==== Records supplied

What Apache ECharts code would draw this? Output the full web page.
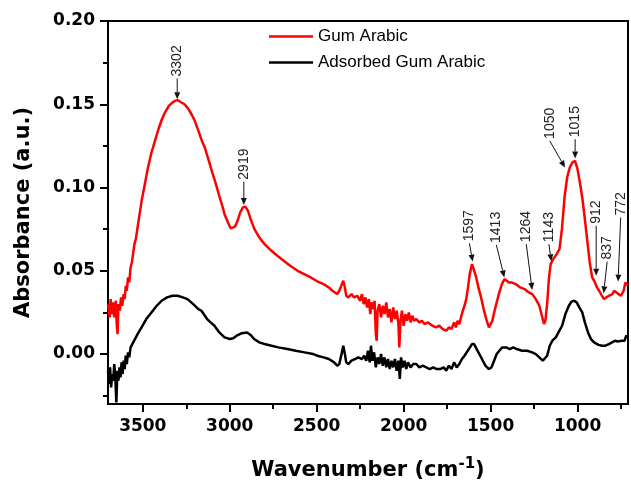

========
==== Records supplied

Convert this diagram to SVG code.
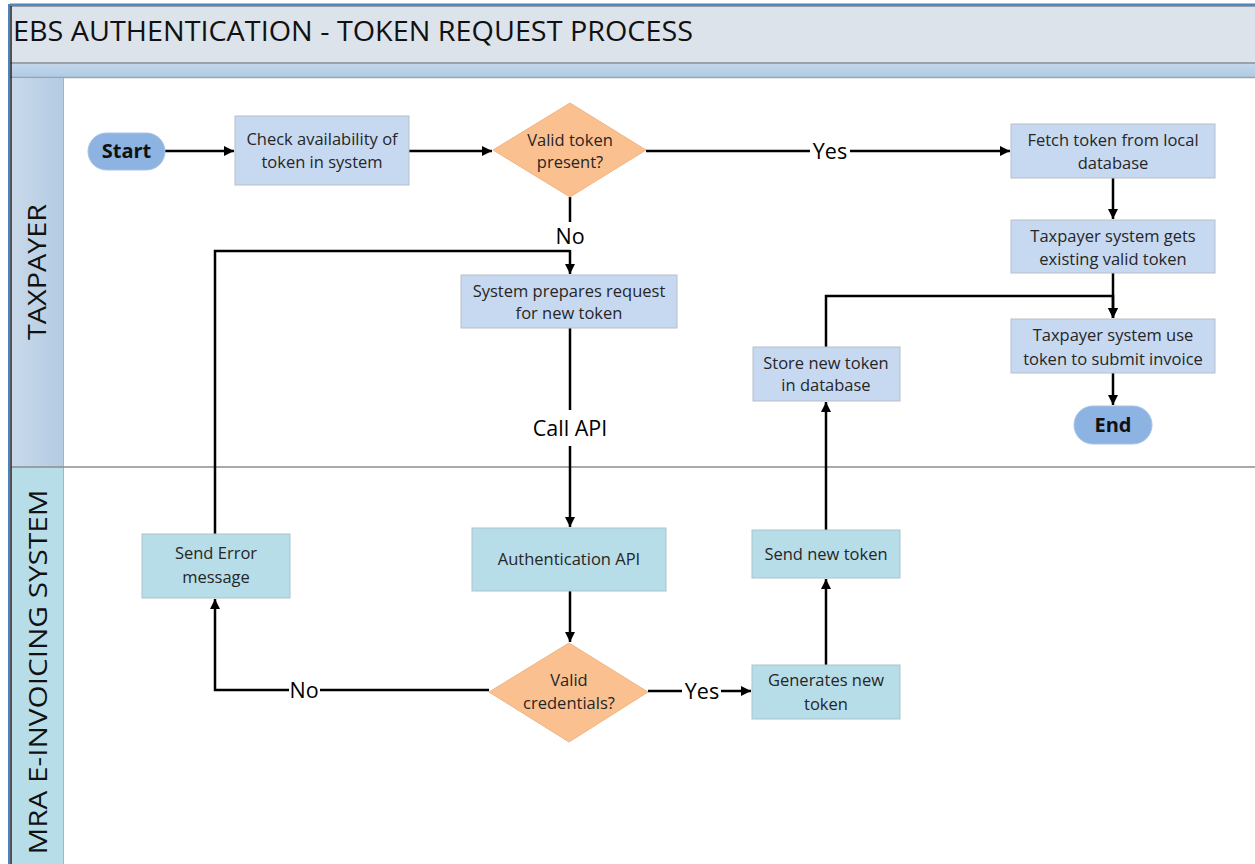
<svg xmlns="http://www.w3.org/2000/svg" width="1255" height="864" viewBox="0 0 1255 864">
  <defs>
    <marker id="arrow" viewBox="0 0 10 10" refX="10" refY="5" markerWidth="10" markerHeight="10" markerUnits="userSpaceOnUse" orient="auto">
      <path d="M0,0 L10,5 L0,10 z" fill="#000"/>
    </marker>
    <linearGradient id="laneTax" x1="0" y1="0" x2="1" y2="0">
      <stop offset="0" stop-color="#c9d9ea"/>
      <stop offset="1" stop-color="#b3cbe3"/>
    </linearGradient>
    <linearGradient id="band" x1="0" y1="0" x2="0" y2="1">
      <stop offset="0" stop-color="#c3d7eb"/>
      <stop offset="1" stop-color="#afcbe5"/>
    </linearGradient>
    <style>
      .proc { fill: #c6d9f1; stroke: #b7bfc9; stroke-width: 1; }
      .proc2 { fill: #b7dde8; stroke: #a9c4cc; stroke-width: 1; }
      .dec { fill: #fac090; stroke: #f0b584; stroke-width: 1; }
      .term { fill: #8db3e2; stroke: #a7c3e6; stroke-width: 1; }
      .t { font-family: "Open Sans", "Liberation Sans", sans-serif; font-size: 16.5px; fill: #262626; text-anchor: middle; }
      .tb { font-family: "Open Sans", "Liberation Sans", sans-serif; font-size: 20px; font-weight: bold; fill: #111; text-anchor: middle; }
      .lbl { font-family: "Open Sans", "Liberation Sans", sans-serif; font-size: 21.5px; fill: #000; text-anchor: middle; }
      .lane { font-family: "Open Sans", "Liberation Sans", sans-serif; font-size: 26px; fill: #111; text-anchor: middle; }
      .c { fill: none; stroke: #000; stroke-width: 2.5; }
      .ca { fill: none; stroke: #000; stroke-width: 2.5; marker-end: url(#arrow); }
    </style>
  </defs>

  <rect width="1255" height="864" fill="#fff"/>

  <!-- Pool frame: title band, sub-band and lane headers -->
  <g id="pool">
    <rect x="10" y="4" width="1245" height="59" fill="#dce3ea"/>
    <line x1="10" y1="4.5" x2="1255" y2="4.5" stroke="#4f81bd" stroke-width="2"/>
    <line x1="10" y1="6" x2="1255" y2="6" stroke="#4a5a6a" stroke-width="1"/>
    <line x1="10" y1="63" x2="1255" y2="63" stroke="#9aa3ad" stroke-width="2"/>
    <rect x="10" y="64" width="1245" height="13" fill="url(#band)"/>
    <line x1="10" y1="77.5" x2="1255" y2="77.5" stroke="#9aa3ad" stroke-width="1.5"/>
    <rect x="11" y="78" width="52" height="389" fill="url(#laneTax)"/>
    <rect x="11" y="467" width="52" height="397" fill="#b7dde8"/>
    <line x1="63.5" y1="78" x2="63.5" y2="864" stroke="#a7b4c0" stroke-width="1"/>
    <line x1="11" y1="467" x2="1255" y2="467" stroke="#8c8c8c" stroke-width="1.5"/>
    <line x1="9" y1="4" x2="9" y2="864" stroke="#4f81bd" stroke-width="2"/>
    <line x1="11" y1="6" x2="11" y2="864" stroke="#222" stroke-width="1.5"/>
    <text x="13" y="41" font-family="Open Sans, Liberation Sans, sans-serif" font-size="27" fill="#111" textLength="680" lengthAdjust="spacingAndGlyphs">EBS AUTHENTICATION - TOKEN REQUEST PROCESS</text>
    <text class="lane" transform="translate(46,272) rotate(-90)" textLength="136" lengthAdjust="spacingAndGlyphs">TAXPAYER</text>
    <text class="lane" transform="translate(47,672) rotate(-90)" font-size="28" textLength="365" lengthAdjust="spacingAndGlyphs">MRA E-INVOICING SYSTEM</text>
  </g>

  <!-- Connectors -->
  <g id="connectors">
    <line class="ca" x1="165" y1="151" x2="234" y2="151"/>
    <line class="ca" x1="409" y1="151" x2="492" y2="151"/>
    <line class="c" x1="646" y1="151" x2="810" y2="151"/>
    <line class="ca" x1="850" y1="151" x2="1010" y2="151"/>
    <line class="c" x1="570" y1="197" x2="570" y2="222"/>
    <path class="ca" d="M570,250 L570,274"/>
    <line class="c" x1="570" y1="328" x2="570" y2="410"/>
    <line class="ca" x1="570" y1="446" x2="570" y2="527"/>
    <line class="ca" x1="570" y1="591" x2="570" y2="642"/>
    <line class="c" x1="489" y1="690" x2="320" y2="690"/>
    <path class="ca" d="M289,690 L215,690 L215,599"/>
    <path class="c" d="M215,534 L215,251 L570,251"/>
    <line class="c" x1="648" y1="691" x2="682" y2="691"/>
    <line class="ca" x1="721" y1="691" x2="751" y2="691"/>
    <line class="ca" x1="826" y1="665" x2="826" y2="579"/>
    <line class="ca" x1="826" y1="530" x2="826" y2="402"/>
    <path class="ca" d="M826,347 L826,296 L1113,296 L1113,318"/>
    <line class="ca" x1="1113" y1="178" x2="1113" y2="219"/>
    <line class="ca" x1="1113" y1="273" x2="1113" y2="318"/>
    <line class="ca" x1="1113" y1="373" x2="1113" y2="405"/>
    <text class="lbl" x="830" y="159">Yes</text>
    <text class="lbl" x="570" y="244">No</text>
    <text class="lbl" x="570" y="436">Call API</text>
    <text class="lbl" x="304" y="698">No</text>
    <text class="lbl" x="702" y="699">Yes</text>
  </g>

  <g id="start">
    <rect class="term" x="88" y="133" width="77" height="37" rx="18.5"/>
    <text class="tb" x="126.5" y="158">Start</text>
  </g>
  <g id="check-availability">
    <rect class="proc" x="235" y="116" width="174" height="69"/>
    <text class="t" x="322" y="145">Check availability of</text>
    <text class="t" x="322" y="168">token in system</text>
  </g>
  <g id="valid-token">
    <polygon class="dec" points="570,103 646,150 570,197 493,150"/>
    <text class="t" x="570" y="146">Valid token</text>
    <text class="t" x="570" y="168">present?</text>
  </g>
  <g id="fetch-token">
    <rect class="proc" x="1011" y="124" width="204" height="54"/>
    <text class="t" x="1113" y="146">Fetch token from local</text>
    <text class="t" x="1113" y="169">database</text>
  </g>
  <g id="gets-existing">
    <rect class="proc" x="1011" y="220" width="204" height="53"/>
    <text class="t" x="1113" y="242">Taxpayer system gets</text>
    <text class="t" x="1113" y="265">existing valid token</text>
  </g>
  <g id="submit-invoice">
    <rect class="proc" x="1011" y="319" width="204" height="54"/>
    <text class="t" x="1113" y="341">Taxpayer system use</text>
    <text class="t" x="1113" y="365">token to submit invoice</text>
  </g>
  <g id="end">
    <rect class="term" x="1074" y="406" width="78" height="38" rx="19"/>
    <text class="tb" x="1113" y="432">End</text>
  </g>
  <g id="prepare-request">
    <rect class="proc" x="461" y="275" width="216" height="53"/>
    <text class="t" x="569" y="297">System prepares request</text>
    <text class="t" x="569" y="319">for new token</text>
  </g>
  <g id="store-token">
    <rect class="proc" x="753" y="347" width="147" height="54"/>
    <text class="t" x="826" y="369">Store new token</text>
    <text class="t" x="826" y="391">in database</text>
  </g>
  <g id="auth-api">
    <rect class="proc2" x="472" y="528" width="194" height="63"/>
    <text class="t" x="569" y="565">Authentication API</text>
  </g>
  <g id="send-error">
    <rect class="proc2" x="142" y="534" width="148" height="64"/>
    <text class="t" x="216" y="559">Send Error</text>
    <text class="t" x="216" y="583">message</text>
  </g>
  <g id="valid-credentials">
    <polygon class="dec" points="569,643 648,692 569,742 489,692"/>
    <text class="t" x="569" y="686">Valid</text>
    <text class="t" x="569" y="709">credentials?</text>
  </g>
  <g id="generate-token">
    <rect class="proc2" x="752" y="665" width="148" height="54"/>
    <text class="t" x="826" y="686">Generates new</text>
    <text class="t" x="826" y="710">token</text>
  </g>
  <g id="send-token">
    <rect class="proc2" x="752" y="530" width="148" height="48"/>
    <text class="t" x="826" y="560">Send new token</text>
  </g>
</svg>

========

### Given exercise
Search the listing above for the string "code". Copy every line that contains it.

### Reply to the task
What Apache ECharts code would draw this? Output the full web page.
Convert this diagram to SVG code.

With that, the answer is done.